◆ The task
Exactly as written, write out the lines below from the first to the one containing "2.00, 2.25, 2.50]", inclusive. Pictures do not belong in the copy.

>> BEGIN Recorded data

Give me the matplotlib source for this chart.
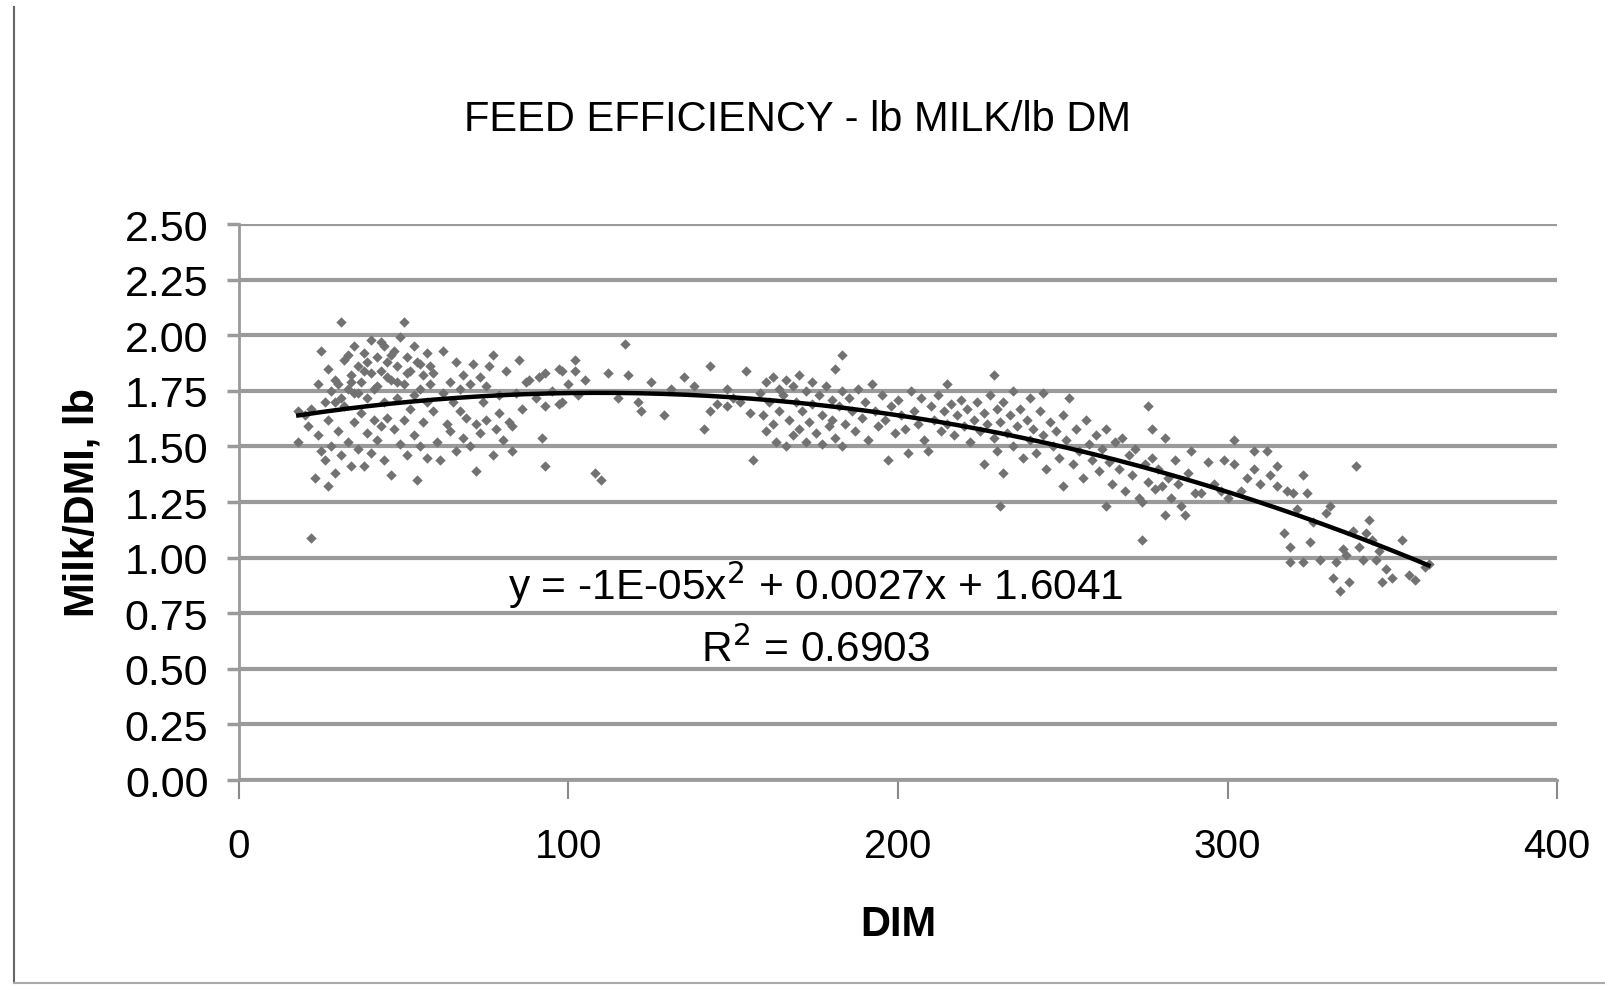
"""
Feed efficiency scatter (lb milk / lb DM vs DIM) with 2nd-order trendline.
"""
import numpy as np
import matplotlib
matplotlib.use("Agg")
import matplotlib.pyplot as plt
from matplotlib.lines import Line2D

plt.rcParams["font.family"] = ["Liberation Sans", "DejaVu Sans"]

TITLE = "FEED EFFICIENCY - lb MILK/lb DM"
X_LABEL = "DIM"
Y_LABEL = "Milk/DMI, lb"
EQUATION = "y = -1E-05x$^2$ + 0.0027x + 1.6041"
R_SQUARED = "R$^2$ = 0.6903"

x_ticks = [0, 100, 200, 300, 400]
y_ticks = [0.00, 0.25, 0.50, 0.75, 1.00, 1.25, 1.50, 1.75, 2.00, 2.25, 2.50]

# (DIM, milk/DMI), left to right
early = [(18, 1.66), (18, 1.52), (20, 1.64), (21, 1.59), (22, 1.09), (22, 1.67), (23, 1.36),
         (24, 1.55), (24, 1.78), (25, 1.93), (25, 1.48), (26, 1.44), (26, 1.70), (27, 1.32),
         (27, 1.62), (27, 1.85), (28, 1.75), (28, 1.50), (29, 1.80), (29, 1.38), (29, 1.70),
         (30, 1.78), (30, 1.57), (31, 2.06), (31, 1.72), (31, 1.46), (32, 1.89), (32, 1.68),
         (33, 1.76), (33, 1.52), (33, 1.91), (34, 1.82), (34, 1.41), (34, 1.79), (35, 1.95),
         (35, 1.74), (35, 1.61),
         (36, 1.86), (36, 1.49), (36, 1.74), (37, 1.79), (37, 1.65), (38, 1.92), (38, 1.41),
         (38, 1.84), (39, 1.72), (39, 1.56), (39, 1.88), (40, 1.98), (40, 1.83), (40, 1.47),
         (41, 1.76), (41, 1.62), (42, 1.90), (42, 1.53), (42, 1.77), (43, 1.84), (43, 1.59),
         (43, 1.97), (44, 1.95), (44, 1.70), (44, 1.44), (45, 1.88), (45, 1.63), (45, 1.81),
         (46, 1.80), (46, 1.37), (46, 1.91), (47, 1.93), (47, 1.58), (48, 1.86), (48, 1.72),
         (48, 1.79), (49, 1.99), (49, 1.51), (50, 2.06), (50, 1.78), (50, 1.62), (51, 1.90),
         (51, 1.46), (51, 1.83), (52, 1.84), (52, 1.67), (53, 1.95), (53, 1.55), (53, 1.73),
         (54, 1.88), (54, 1.35), (55, 1.76), (55, 1.50), (55, 1.87), (56, 1.82), (56, 1.61),
         (57, 1.70), (57, 1.45), (57, 1.92), (58, 1.86), (58, 1.78), (59, 1.66), (59, 1.83),
         (60, 1.52)]

mid_early = [(61, 1.44), (62, 1.93), (62, 1.74), (63, 1.60), (64, 1.57), (64, 1.79), (65, 1.70),
             (66, 1.88), (66, 1.48), (67, 1.66), (67, 1.76), (68, 1.82), (68, 1.54), (69, 1.63),
             (70, 1.50), (70, 1.78), (71, 1.87), (72, 1.39), (72, 1.60), (73, 1.56), (73, 1.81),
             (74, 1.70), (75, 1.62), (75, 1.77), (76, 1.86), (77, 1.91), (77, 1.46), (78, 1.58),
             (79, 1.65), (79, 1.73), (80, 1.53), (81, 1.84), (82, 1.61), (83, 1.59), (83, 1.48),
             (84, 1.74), (85, 1.89), (86, 1.67), (87, 1.79), (88, 1.80), (90, 1.72), (91, 1.81),
             (92, 1.54), (93, 1.41), (93, 1.83), (93, 1.68), (95, 1.75), (97, 1.85), (97, 1.69),
             (98, 1.84), (98, 1.70), (100, 1.78),
             (102, 1.89), (102, 1.84), (103, 1.73), (105, 1.80), (108, 1.38), (110, 1.35),
             (112, 1.83), (115, 1.72), (117, 1.96), (118, 1.82), (121, 1.70), (122, 1.66),
             (125, 1.79), (129, 1.64), (131, 1.76), (135, 1.81), (138, 1.77), (141, 1.58),
             (143, 1.86), (143, 1.66), (145, 1.69), (148, 1.68), (148, 1.76), (150, 1.72),
             (152, 1.70), (154, 1.84), (155, 1.65), (156, 1.44)]

mid = [(158, 1.74), (159, 1.64), (160, 1.79), (160, 1.57), (161, 1.70), (162, 1.81), (162, 1.60),
       (163, 1.52), (164, 1.76), (164, 1.66), (165, 1.73), (166, 1.50), (166, 1.80), (167, 1.62),
       (168, 1.77), (168, 1.55), (169, 1.70), (170, 1.82), (170, 1.58), (171, 1.66), (172, 1.75),
       (172, 1.52), (173, 1.61), (174, 1.79), (174, 1.69), (175, 1.56), (176, 1.73), (177, 1.64),
       (177, 1.51), (178, 1.77), (179, 1.59), (180, 1.71), (180, 1.62), (181, 1.85), (181, 1.54),
       (182, 1.68), (183, 1.91), (183, 1.75), (183, 1.50), (184, 1.60), (185, 1.72), (186, 1.66),
       (187, 1.57), (188, 1.76), (189, 1.63), (190, 1.70), (191, 1.53), (192, 1.78), (193, 1.66),
       (194, 1.59), (195, 1.73), (196, 1.62), (197, 1.44), (198, 1.68), (199, 1.56), (200, 1.71),
       (201, 1.64), (202, 1.58), (203, 1.47), (204, 1.75), (205, 1.66), (206, 1.60), (207, 1.72),
       (208, 1.53), (209, 1.48), (210, 1.68), (211, 1.62), (212, 1.73), (213, 1.57), (214, 1.66),
       (215, 1.78), (215, 1.60), (216, 1.69), (217, 1.55), (218, 1.64), (219, 1.71), (220, 1.59),
       (221, 1.67), (222, 1.52), (223, 1.62), (224, 1.70), (225, 1.57), (226, 1.42), (226, 1.65),
       (227, 1.60), (228, 1.73), (229, 1.82), (229, 1.54), (230, 1.67), (230, 1.48), (231, 1.61),
       (231, 1.23), (232, 1.38), (232, 1.70), (233, 1.56), (234, 1.64), (235, 1.75), (235, 1.50),
       (236, 1.59), (237, 1.67), (238, 1.45), (239, 1.62), (240, 1.72), (240, 1.53), (241, 1.58),
       (242, 1.47), (243, 1.66), (244, 1.74), (244, 1.55), (245, 1.40)]

late = [(246, 1.61), (247, 1.50), (248, 1.57), (249, 1.45), (250, 1.32), (250, 1.64), (251, 1.53),
        (252, 1.72), (253, 1.42), (254, 1.58), (255, 1.48), (256, 1.36), (257, 1.62), (258, 1.51),
        (259, 1.44), (260, 1.55), (261, 1.39), (262, 1.49), (263, 1.23), (263, 1.58), (264, 1.43),
        (265, 1.33), (266, 1.52), (267, 1.40), (268, 1.54), (269, 1.30), (270, 1.46), (271, 1.37),
        (272, 1.49), (273, 1.27), (274, 1.08), (274, 1.25), (275, 1.42), (276, 1.68), (276, 1.34),
        (277, 1.58), (277, 1.45), (278, 1.31), (279, 1.40), (280, 1.32), (281, 1.54), (281, 1.19),
        (282, 1.36), (283, 1.27), (284, 1.44), (285, 1.33), (286, 1.23), (287, 1.19), (288, 1.38),
        (289, 1.48), (290, 1.29), (292, 1.29), (294, 1.43), (296, 1.33), (298, 1.30), (299, 1.44),
        (300, 1.27), (302, 1.53), (302, 1.42), (304, 1.30), (306, 1.36), (308, 1.48), (308, 1.40),
        (310, 1.33), (312, 1.48), (313, 1.37), (315, 1.41), (315, 1.32), (317, 1.11), (318, 1.30),
        (319, 1.05), (319, 0.98), (320, 1.29), (321, 1.22), (323, 1.37), (323, 0.98), (324, 1.29),
        (325, 1.07), (326, 1.16), (328, 0.99), (330, 1.20), (331, 1.23), (332, 0.91), (333, 0.98),
        (334, 0.85), (335, 1.04), (336, 1.01), (337, 0.89), (338, 1.12), (339, 1.41), (340, 1.05),
        (341, 0.99), (342, 1.11), (343, 1.17), (344, 1.08), (345, 0.99), (346, 1.03), (347, 0.89),
        (348, 0.95), (350, 0.91), (353, 1.08), (355, 0.92), (357, 0.90), (360, 0.96), (361, 0.97)]

dim, ratio = np.array(early + mid_early + mid + late).T

# second-order polynomial trendline fitted to the points
coef = np.polyfit(dim, ratio, 2)
x_fit = np.linspace(dim.min(), dim.max(), 200)
y_fit = np.polyval(coef, x_fit)

fig = plt.figure(figsize=(16.06, 9.87), dpi=100)
ax = fig.add_axes([0.1488, 0.2087, 0.8207, 0.5633])

ax.scatter(dim, ratio, marker="D", s=28, color="#727272", linewidths=0, zorder=3)
ax.plot(x_fit, y_fit, color="black", linewidth=3.2, zorder=4)

ax.set_xlim(0, 400)
ax.set_ylim(0, 2.5)
ax.set_xticks(x_ticks)
ax.set_yticks(y_ticks)
ax.set_yticklabels([f"{v:.2f}" for v in y_ticks])
ax.yaxis.grid(True, color="#9a9a9a", linewidth=3)
ax.set_axisbelow(True)
for side in ("top", "right"):
    ax.spines[side].set_visible(False)
for side in ("left", "bottom"):
    ax.spines[side].set_color("#9a9a9a")
    ax.spines[side].set_linewidth(2)
ax.tick_params(axis="x", direction="out", length=14, width=1.5, color="#8a8a8a",
               labelsize=29, pad=20)
ax.tick_params(axis="y", direction="out", length=9, width=2.5, color="#9a9a9a",
               labelsize=31, pad=13)

ax.set_xlabel(X_LABEL, fontsize=30, fontweight="bold", labelpad=28)
ax.set_ylabel(Y_LABEL, fontsize=30, fontweight="bold", labelpad=16)
fig.text(0.4965, 0.878, TITLE, ha="center", va="center", fontsize=30)

ax.text(175, 0.88, EQUATION, ha="center", va="center", fontsize=30.5)
ax.text(175, 0.59, R_SQUARED, ha="center", va="center", fontsize=30.5)

# outer chart frame (left and bottom edges)
fig.add_artist(Line2D([0.009, 0.009], [0.003, 0.992], color="#666666", linewidth=1.5))
fig.add_artist(Line2D([0.009, 1.0], [0.003, 0.003], color="#aaaaaa", linewidth=1.5))

fig.savefig("out.png", dpi=100)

>> END Recorded data

◆ Task response
Give me the matplotlib source for this chart.
"""
Feed efficiency scatter (lb milk / lb DM vs DIM) with 2nd-order trendline.
"""
import numpy as np
import matplotlib
matplotlib.use("Agg")
import matplotlib.pyplot as plt
from matplotlib.lines import Line2D

plt.rcParams["font.family"] = ["Liberation Sans", "DejaVu Sans"]

TITLE = "FEED EFFICIENCY - lb MILK/lb DM"
X_LABEL = "DIM"
Y_LABEL = "Milk/DMI, lb"
EQUATION = "y = -1E-05x$^2$ + 0.0027x + 1.6041"
R_SQUARED = "R$^2$ = 0.6903"

x_ticks = [0, 100, 200, 300, 400]
y_ticks = [0.00, 0.25, 0.50, 0.75, 1.00, 1.25, 1.50, 1.75, 2.00, 2.25, 2.50]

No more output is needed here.